74. If it is considered that the fire risk and existing fire safety measures are such that no improvements are necessary, this should be recorded within the findings of the fire safety risk assessment.

75. Where improvements involve building work, the work should be done in accordance with building regulation procedures. The improvement plan should also include specific measures and precautions that need to be taken during upgrade work.

Step 6 Record the findings

76. The significant findings from the fire safety risk assessment, and any action taken, or to be taken, should be recorded and retained.  There is no specified format for this, but the attached fire safety risk assessment is provided as a useful template.

77. A copy of any completed fire safety risk assessments should be available on request to residents.

Step 7: Review

A fire safety risk assessment should be reviewed regularly with a date set at the previous assessment (see below).
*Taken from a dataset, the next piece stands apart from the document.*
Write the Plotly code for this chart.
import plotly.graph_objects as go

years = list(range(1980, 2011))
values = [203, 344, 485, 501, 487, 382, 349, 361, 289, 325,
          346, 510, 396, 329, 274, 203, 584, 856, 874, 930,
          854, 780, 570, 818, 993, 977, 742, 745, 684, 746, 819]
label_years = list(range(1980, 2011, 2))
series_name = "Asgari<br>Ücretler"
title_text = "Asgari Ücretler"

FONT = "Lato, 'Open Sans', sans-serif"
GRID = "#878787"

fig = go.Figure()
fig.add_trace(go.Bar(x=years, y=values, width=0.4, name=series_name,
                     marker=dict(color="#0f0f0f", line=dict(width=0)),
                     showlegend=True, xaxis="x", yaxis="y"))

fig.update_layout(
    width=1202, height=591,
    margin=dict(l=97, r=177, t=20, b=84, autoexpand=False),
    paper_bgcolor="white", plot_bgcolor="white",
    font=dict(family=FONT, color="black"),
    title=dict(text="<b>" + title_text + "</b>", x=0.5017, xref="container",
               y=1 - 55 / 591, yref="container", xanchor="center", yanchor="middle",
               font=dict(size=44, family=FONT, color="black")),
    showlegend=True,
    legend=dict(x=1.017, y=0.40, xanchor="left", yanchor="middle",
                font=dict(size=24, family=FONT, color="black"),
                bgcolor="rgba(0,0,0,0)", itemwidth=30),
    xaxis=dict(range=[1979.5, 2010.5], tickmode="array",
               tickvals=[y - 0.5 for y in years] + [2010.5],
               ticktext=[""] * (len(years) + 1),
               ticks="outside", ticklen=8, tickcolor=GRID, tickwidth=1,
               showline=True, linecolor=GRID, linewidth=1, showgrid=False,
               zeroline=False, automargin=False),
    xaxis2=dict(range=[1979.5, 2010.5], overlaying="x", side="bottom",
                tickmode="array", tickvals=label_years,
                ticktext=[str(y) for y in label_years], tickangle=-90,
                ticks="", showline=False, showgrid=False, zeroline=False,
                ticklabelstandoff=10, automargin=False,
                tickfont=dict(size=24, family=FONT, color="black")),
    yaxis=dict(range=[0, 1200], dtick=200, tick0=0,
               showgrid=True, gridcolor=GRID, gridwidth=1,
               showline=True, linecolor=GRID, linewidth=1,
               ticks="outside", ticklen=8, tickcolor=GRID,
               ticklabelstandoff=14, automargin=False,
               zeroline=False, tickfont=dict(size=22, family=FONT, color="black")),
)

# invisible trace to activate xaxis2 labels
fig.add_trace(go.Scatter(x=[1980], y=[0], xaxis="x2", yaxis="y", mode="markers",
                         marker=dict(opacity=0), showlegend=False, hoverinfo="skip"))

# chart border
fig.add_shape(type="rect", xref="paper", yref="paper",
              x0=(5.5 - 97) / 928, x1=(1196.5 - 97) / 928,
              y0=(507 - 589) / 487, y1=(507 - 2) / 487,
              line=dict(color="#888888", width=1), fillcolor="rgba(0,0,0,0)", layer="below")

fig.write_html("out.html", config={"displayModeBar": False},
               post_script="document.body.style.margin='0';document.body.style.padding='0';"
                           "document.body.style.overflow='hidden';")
It should also be reviewed in instances where:

  • Material alterations take place (where changes are proposed, the consequence to fire safety in the premises should be considered before the change is introduced).
  • There is a significant change in the matters that were taken into account in the risk assessment.
  • There is a reason to suspect that the original assessment of risk is no longer valid.
  • There was a fire or near miss

78. The Review of a fire safety risk assessment is not necessarily a repeat of the previous entire fire safety risk assessment process.  Where a thorough fire safety risk assessment has been carried out, subsequently a shorter review exercise might be carried out regularly and with an in depth fire safety risk assessment completed less frequently.

79. As a general guide an annual review is appropriate, with a new fire safety risk assessment every three years.

80. There is benefit if reviews are carried out by suitably trained in-house staff, as the review primarily looks at progress of the improvement plan and identification of changes. This process can help reinforce staff ownership of fire safety management and assist in the development of relevant knowledge and fire safety culture.